Last week, there were celebrations and educational events across the U.S. and around the world to commemorate Earth Day, the first of which was held on April 22, 1970, but it got me thinking—isn’t everyday Earth Day?
Wisconsin Senator Gaylord Nelson started organizing the first Earth Day on a return flight from his visit to see the impacts of the largest oil spill in U.S. history—the 1969 Santa Barbara disaster (1989’s Exxon Valdez and the subsequent 2010 Deepwater Horizon have since relegated this spill to third place).
Not only did this drilling rig disaster wipe out thousands of sea birds, numerous sea lions, elephant seals, otters, and countless fish, it desecrated beaches from Goleta to Ventura and as far offshore as the Channel Islands. The spill’s toxic sludge also took an historic economic toll on the postcard-perfect Central Coast of California, upending commercial fishing, tourism, and property values for years.
Sen. Nelson had few allies in Congress that wanted to take action at the time, so he decided a public pressure campaign was needed to address the troubling pattern of tradeoffs between a fossil-fuel dominated economy, and the consequences to people’s health and well-being. With the growing damage to our air, water, and earth, Nelson decided to pull a page from anti-war sit-ins, working to make Earth Day a nationwide day of ‘teach-ins’ to galvanize support across the breadth of American society.
At the time, ‘environmentalism’ was a vague term and its adherents fragmented. But the success of Earth Day (it is still the largest single day of protest in America, with an estimated 20 million in over 12,000 events) turned the page and unleashed the modern “environmental movement.” Earth Day awareness and participation brought enough public pressure to bear that not only did the University of Santa Barbara introduce the country’s first environmental studies department, but Republican President Nixon formed the Environmental Protection Agency, and Congress, and in short order passed both the Clean Air and Clean Water Acts.
Today, the definition of environmentalism has expanded beyond securing protections against point-specific industrial harms to localities (i.e., regional conditions for air quality, bodies of water, or geographic sites), to encompass the very survival of our planet’s life-supporting climate system. Heat-trapping pollution from over a century of combustion and emissions of greenhouse gases (GHG) threatens the survival of not only crops, plants, and countless insect, marine, and animal species, but also human life as we know it.

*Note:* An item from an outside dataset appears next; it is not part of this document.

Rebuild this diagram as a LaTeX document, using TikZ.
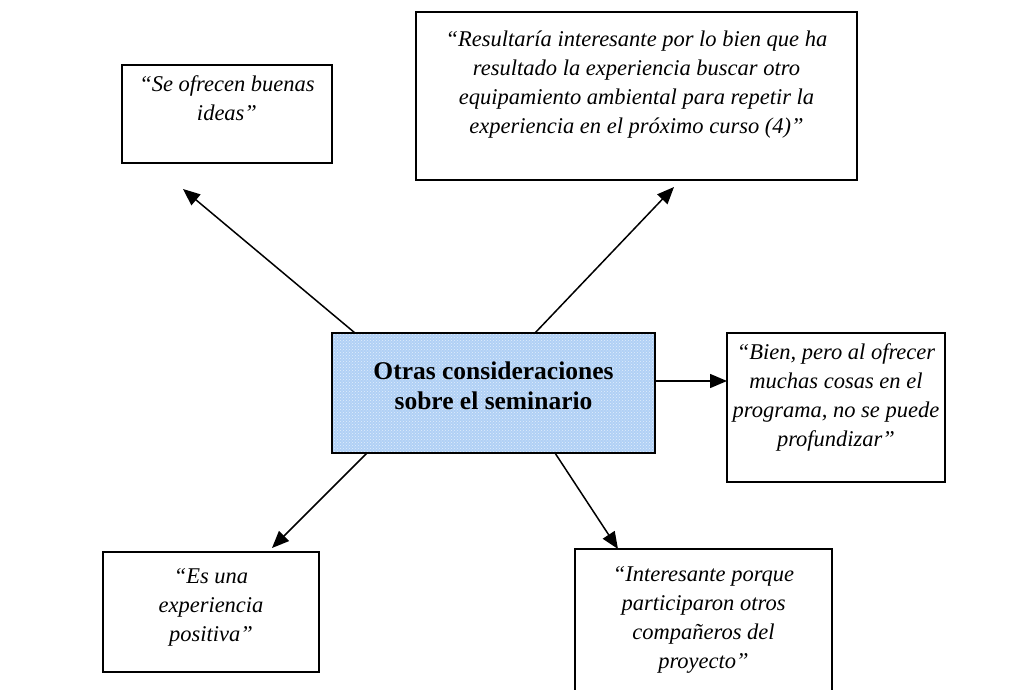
\documentclass[tikz,border=0pt]{standalone}
\usepackage{fontspec}
\setmainfont{Liberation Serif}
\usetikzlibrary{arrows.meta,patterns}
\definecolor{cfill}{RGB}{176,208,245}
\definecolor{cdots}{RGB}{225,238,252}
\begin{document}
\begin{tikzpicture}[x=1pt,y=-1pt,
  box/.style={draw=black, line width=1.8pt, inner sep=0pt, outer sep=0pt},
  quote/.style={font=\fontsize{22.5}{29}\selectfont\itshape, align=center, inner sep=0pt},
  title/.style={font=\fontsize{25.5}{30}\selectfont\bfseries, align=center, inner sep=0pt},
  arr/.style={line width=1.5pt, -{Triangle[length=17pt,width=14pt]}}]
\useasboundingbox (0,0) rectangle (1035,690);
% boxes
\node[box, minimum width=210pt, minimum height=98pt] (bTL) at (227,114) {};
\node[box, minimum width=441pt, minimum height=168pt] (bTR) at (636.5,96) {};
\node[box, preaction={fill=cfill}, pattern=crosshatch dots, pattern color=cdots, minimum width=323pt, minimum height=120pt] (c) at (493.5,393) {};
\node[box, minimum width=218pt, minimum height=149pt] (bR) at (836,407.5) {};
\node[box, minimum width=216pt, minimum height=120pt] (bBL) at (211,612) {};
\node[box, minimum width=257pt, minimum height=160pt] (bBR) at (703.5,629) {};
% texts
\node[quote] (tTL) at (227,98) {``Se ofrecen buenas\\ideas''};
\node[quote] (tTR) at (636.5,85) {``Resultaría interesante por lo bien que ha\\resultado la experiencia buscar otro\\equipamiento ambiental para repetir la\\experiencia en el próximo curso (4)''};
\node[title] (tc) at (493.5,386) {Otras consideraciones\\sobre el seminario};
\node[quote] (tR) at (836,397) {``Bien, pero al ofrecer\\muchas cosas en el\\programa, no se puede\\profundizar''};
\node[quote] (tBL) at (211,607) {``Es una\\experiencia\\positiva''};
\node[quote] (tBR) at (703.5,620) {``Interesante porque\\participaron otros\\compañeros del\\proyecto''};
% free ends
\coordinate (eTL) at (183,189);
\coordinate (eTR) at (674,187);
\coordinate (eBL) at (272,548);
% connectors
\draw[arr] ([xshift=23pt]c.north west) -- (eTL);
\draw[arr] ([xshift=203pt]c.north west) -- (eTR);
\draw[arr] ([yshift=12pt]c.east) -- ([yshift=26.5pt]bR.west);
\draw[arr] ([xshift=35pt]c.south west) -- (eBL);
\draw[arr] ([xshift=223pt]c.south west) -- ([xshift=43pt]bBR.north west);
\end{tikzpicture}
\end{document}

But unlike the 1970s, when there were literally no viable alternatives to oil, coal, and gas for our energy and transportation needs, in 2026 clean, renewable alternatives are abundant and often cheaper. The age-old, zero-sum arguments that pitted environmental against economic interests, are moribund.
A case in point: In 2006, California’s Republican Governor Schwarzenegger signed AB 32 (the Global Warming Solutions Act), into law. The Low Carbon Fuel Standard (LCFS) was one of a group of programs designed to reduce the state’s GHG emissions.
Despite lawsuits from petroleum interests that delayed implementation until 2011, the LCFS launched the nation’s first compliance-based credit market based on how fuels performed against annual carbon intensity (CI) benchmarks (standards or targets) relative to a 2010 baseline CI score. The difference between a fuel’s CI and the benchmark determined the fuel’s credit (or deficit) values—values that counted all the GHG emissions in a fuel’s production, distribution, and use (i.e., beyond just the tailpipe) for a full lifecycle assessment.
Since adoption, the LCFS has consistently overperformed, not only meeting but exceeding every carbon intensity reduction goal set for CA’s transportation fuel pool! As a result, California’s drivers have now displaced as much as 80% of their petroleum diesel use with cleaner, cheaper low-carbon liquid fuels. And, at the same time, California drivers have adopted more electric vehicles than any other state, due in significant part to the lower purchase costs and more available charging infrastructure enabled by its LCFS program.
When alternatives like ethanol, biodiesel, renewable diesel, renewable natural gas, and electricity exist to break our long-term reliance on petroleum-based transport, we can free ourselves from polluting energy sources that carry such high inherent risks to our personal health and the future and well-being of the planet on which we all rely to live.
When we drive, we can choose to make every day, Earth Day.